* **Exercise brief**: Transcribe the data in full and exactly, omitting any pictures.

* **Provided material**:
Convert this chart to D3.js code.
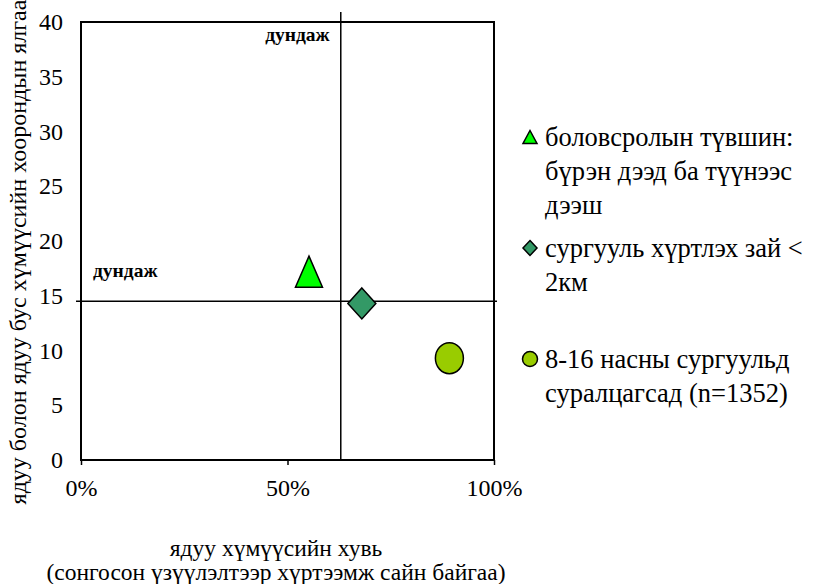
<!DOCTYPE html>
<html><head><meta charset="utf-8">
<script src="https://cdn.jsdelivr.net/npm/d3@7"></script>
<style>body{margin:0;background:#fff}svg{display:block}text{font-family:"Liberation Serif","Times New Roman",serif;fill:#000}</style>
</head><body><svg id="c" width="816" height="584"></svg>
<script>
const seriesNames = [
  ["боловсролын түвшин:", "бүрэн дээд ба түүнээс", "дээш"],
  ["сургууль хүртлэх зай <", "2км"],
  ["8-16 насны сургуульд", "суралцагсад (n=1352)"]
];
const seriesShapes = ["triangle", "diamond", "circle"];
const seriesColors = ["#00FF00", "#339966", "#99CC00"];
const xValues = [0.552, 0.680, 0.892];
const yValues = [17.2, 14.3, 9.3];
const meanX = 0.629;
const meanY = 14.5;
const xTicks = [0, 0.5, 1];
const yTicks = [0, 5, 10, 15, 20, 25, 30, 35, 40];
const xTitle = ["ядуу хүмүүсийн хувь", "(сонгосон үзүүлэлтээр хүртээмж сайн байгаа)"];
const yTitle = "ядуу болон ядуу бус хүмүүсийн хоорондын ялгаа";
const meanLabel = "дундаж";

const svg = d3.select("#c");
const L = 81, R = 494, T = 22, B = 460;
const x = d3.scaleLinear().domain([0, 1]).range([L, R]);
const y = d3.scaleLinear().domain([0, 40]).range([B, T]);

function shapePath(s, w, h) {
  if (s === "triangle") return `M0,${-h/2}L${w/2},${h/2}L${-w/2},${h/2}Z`;
  if (s === "diamond") return `M0,${-h/2}L${w/2},0L0,${h/2}L${-w/2},0Z`;
  return null;
}

// plot border
svg.append("rect").attr("x", L).attr("y", T).attr("width", R - L).attr("height", B - T)
  .attr("fill", "none").attr("stroke", "#000").attr("stroke-width", 2);

// x axis ticks
const xAxis = d3.axisBottom(x).tickValues(xTicks).tickFormat(d3.format(".0%")).tickSize(5).tickPadding(14);
const gx = svg.append("g").attr("transform", `translate(0,${B})`).call(xAxis);
gx.select(".domain").remove();
gx.selectAll(".tick line").attr("stroke", "#000").attr("stroke-width", 1.5);
gx.selectAll("text").attr("font-size", 24);

// y axis labels
const yAxis = d3.axisLeft(y).tickValues(yTicks).tickSize(0).tickPadding(18);
const gy = svg.append("g").attr("transform", `translate(${L},0)`).call(yAxis);
gy.select(".domain").remove();
gy.selectAll("text").attr("font-size", 24);

// mean lines
svg.append("line").attr("x1", x(meanX)).attr("x2", x(meanX)).attr("y1", 12).attr("y2", B)
  .attr("stroke", "#000").attr("stroke-width", 1.5);
svg.append("line").attr("x1", 76).attr("x2", 497).attr("y1", y(meanY)).attr("y2", y(meanY))
  .attr("stroke", "#000").attr("stroke-width", 1.5);

svg.append("text").attr("x", x(meanX) - 11).attr("y", 41).attr("text-anchor", "end")
  .attr("font-size", 19.5).attr("font-weight", "bold").text(meanLabel);
svg.append("text").attr("x", 93).attr("y", 277)
  .attr("font-size", 19.5).attr("font-weight", "bold").text(meanLabel);

// points
const sizes = [[27, 31], [28, 31], [28, 31]];
seriesShapes.forEach((s, i) => {
  const cx = x(xValues[i]), cy = y(yValues[i]);
  const [w, h] = sizes[i];
  if (s === "circle") {
    svg.append("ellipse").attr("cx", cx).attr("cy", cy).attr("rx", w/2).attr("ry", h/2)
      .attr("fill", seriesColors[i]).attr("stroke", "#000").attr("stroke-width", 1.5);
  } else {
    svg.append("path").attr("d", shapePath(s, w, h)).attr("transform", `translate(${cx},${cy})`)
      .attr("fill", seriesColors[i]).attr("stroke", "#000").attr("stroke-width", 1.5);
  }
});

// legend
const legendY = [137, 248, 359];
const lineH = 34;
seriesNames.forEach((lines, i) => {
  const ly = legendY[i];
  const mx = 530;
  if (seriesShapes[i] === "circle") {
    svg.append("circle").attr("cx", mx).attr("cy", ly).attr("r", 7.5)
      .attr("fill", seriesColors[i]).attr("stroke", "#000").attr("stroke-width", 1.5);
  } else {
    svg.append("path").attr("d", shapePath(seriesShapes[i], 14, seriesShapes[i] === "triangle" ? 13 : 15))
      .attr("transform", `translate(${mx},${ly})`)
      .attr("fill", seriesColors[i]).attr("stroke", "#000").attr("stroke-width", 1.5);
  }
  const t = svg.append("text").attr("x", 545).attr("y", ly).attr("font-size", 26.5);
  lines.forEach((ln, j) => {
    t.append("tspan").attr("x", 545).attr("y", ly + j * lineH).attr("dy", "0.33em").text(ln);
  });
});

// axis titles
const xt = svg.append("text").attr("text-anchor", "middle").attr("font-size", 23.5);
xt.append("tspan").attr("x", 276).attr("y", 548).attr("dy", "0.35em").text(xTitle[0]);
xt.append("tspan").attr("x", 276).attr("y", 572).attr("dy", "0.35em").text(xTitle[1]);

svg.append("text").attr("transform", `translate(18,252) rotate(-90)`)
  .attr("text-anchor", "middle").attr("dy", "0.35em").attr("font-size", 24).text(yTitle);
</script></body></html>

* **Result**:
Convert this chart to D3.js code.
<!DOCTYPE html>
<html><head><meta charset="utf-8">
<script src="https://cdn.jsdelivr.net/npm/d3@7"></script>
<style>body{margin:0;background:#fff}svg{display:block}text{font-family:"Liberation Serif","Times New Roman",serif;fill:#000}</style>
</head><body><svg id="c" width="816" height="584"></svg>
<script>
const seriesNames = [
  ["боловсролын түвшин:", "бүрэн дээд ба түүнээс", "дээш"],
  ["сургууль хүртлэх зай <", "2км"],
  ["8-16 насны сургуульд", "суралцагсад (n=1352)"]
];
const seriesShapes = ["triangle", "diamond", "circle"];
const seriesColors = ["#00FF00", "#339966", "#99CC00"];
const xValues = [0.552, 0.680, 0.892];
const yValues = [17.2, 14.3, 9.3];
const meanX = 0.629;
const meanY = 14.5;
const xTicks = [0, 0.5, 1];
const yTicks = [0, 5, 10, 15, 20, 25, 30, 35, 40];
const xTitle = ["ядуу хүмүүсийн хувь", "(сонгосон үзүүлэлтээр хүртээмж сайн байгаа)"];
const yTitle = "ядуу болон ядуу бус хүмүүсийн хоорондын ялгаа";
const meanLabel = "дундаж";

const svg = d3.select("#c");
const L = 81, R = 494, T = 22, B = 460;
const x = d3.scaleLinear().domain([0, 1]).range([L, R]);
const y = d3.scaleLinear().domain([0, 40]).range([B, T]);

function shapePath(s, w, h) {
  if (s === "triangle") return `M0,${-h/2}L${w/2},${h/2}L${-w/2},${h/2}Z`;
  if (s === "diamond") return `M0,${-h/2}L${w/2},0L0,${h/2}L${-w/2},0Z`;
  return null;
}

// plot border
svg.append("rect").attr("x", L).attr("y", T).attr("width", R - L).attr("height", B - T)
  .attr("fill", "none").attr("stroke", "#000").attr("stroke-width", 2);

// x axis ticks
const xAxis = d3.axisBottom(x).tickValues(xTicks).tickFormat(d3.format(".0%")).tickSize(5).tickPadding(14);
const gx = svg.append("g").attr("transform", `translate(0,${B})`).call(xAxis);
gx.select(".domain").remove();
gx.selectAll(".tick line").attr("stroke", "#000").attr("stroke-width", 1.5);
gx.selectAll("text").attr("font-size", 24);

// y axis labels
const yAxis = d3.axisLeft(y).tickValues(yTicks).tickSize(0).tickPadding(18);
const gy = svg.append("g").attr("transform", `translate(${L},0)`).call(yAxis);
gy.select(".domain").remove();
gy.selectAll("text").attr("font-size", 24);

// mean lines
svg.append("line").attr("x1", x(meanX)).attr("x2", x(meanX)).attr("y1", 12).attr("y2", B)
  .attr("stroke", "#000").attr("stroke-width", 1.5);
svg.append("line").attr("x1", 76).attr("x2", 497).attr("y1", y(meanY)).attr("y2", y(meanY))
  .attr("stroke", "#000").attr("stroke-width", 1.5);

svg.append("text").attr("x", x(meanX) - 11).attr("y", 41).attr("text-anchor", "end")
  .attr("font-size", 19.5).attr("font-weight", "bold").text(meanLabel);
svg.append("text").attr("x", 93).attr("y", 277)
  .attr("font-size", 19.5).attr("font-weight", "bold").text(meanLabel);

// points
const sizes = [[27, 31], [28, 31], [28, 31]];
seriesShapes.forEach((s, i) => {
  const cx = x(xValues[i]), cy = y(yValues[i]);
  const [w, h] = sizes[i];
  if (s === "circle") {
    svg.append("ellipse").attr("cx", cx).attr("cy", cy).attr("rx", w/2).attr("ry", h/2)
      .attr("fill", seriesColors[i]).attr("stroke", "#000").attr("stroke-width", 1.5);
  } else {
    svg.append("path").attr("d", shapePath(s, w, h)).attr("transform", `translate(${cx},${cy})`)
      .attr("fill", seriesColors[i]).attr("stroke", "#000").attr("stroke-width", 1.5);
  }
});

// legend
const legendY = [137, 248, 359];
const lineH = 34;
seriesNames.forEach((lines, i) => {
  const ly = legendY[i];
  const mx = 530;
  if (seriesShapes[i] === "circle") {
    svg.append("circle").attr("cx", mx).attr("cy", ly).attr("r", 7.5)
      .attr("fill", seriesColors[i]).attr("stroke", "#000").attr("stroke-width", 1.5);
  } else {
    svg.append("path").attr("d", shapePath(seriesShapes[i], 14, seriesShapes[i] === "triangle" ? 13 : 15))
      .attr("transform", `translate(${mx},${ly})`)
      .attr("fill", seriesColors[i]).attr("stroke", "#000").attr("stroke-width", 1.5);
  }
  const t = svg.append("text").attr("x", 545).attr("y", ly).attr("font-size", 26.5);
  lines.forEach((ln, j) => {
    t.append("tspan").attr("x", 545).attr("y", ly + j * lineH).attr("dy", "0.33em").text(ln);
  });
});

// axis titles
const xt = svg.append("text").attr("text-anchor", "middle").attr("font-size", 23.5);
xt.append("tspan").attr("x", 276).attr("y", 548).attr("dy", "0.35em").text(xTitle[0]);
xt.append("tspan").attr("x", 276).attr("y", 572).attr("dy", "0.35em").text(xTitle[1]);

svg.append("text").attr("transform", `translate(18,252) rotate(-90)`)
  .attr("text-anchor", "middle").attr("dy", "0.35em").attr("font-size", 24).text(yTitle);
</script></body></html>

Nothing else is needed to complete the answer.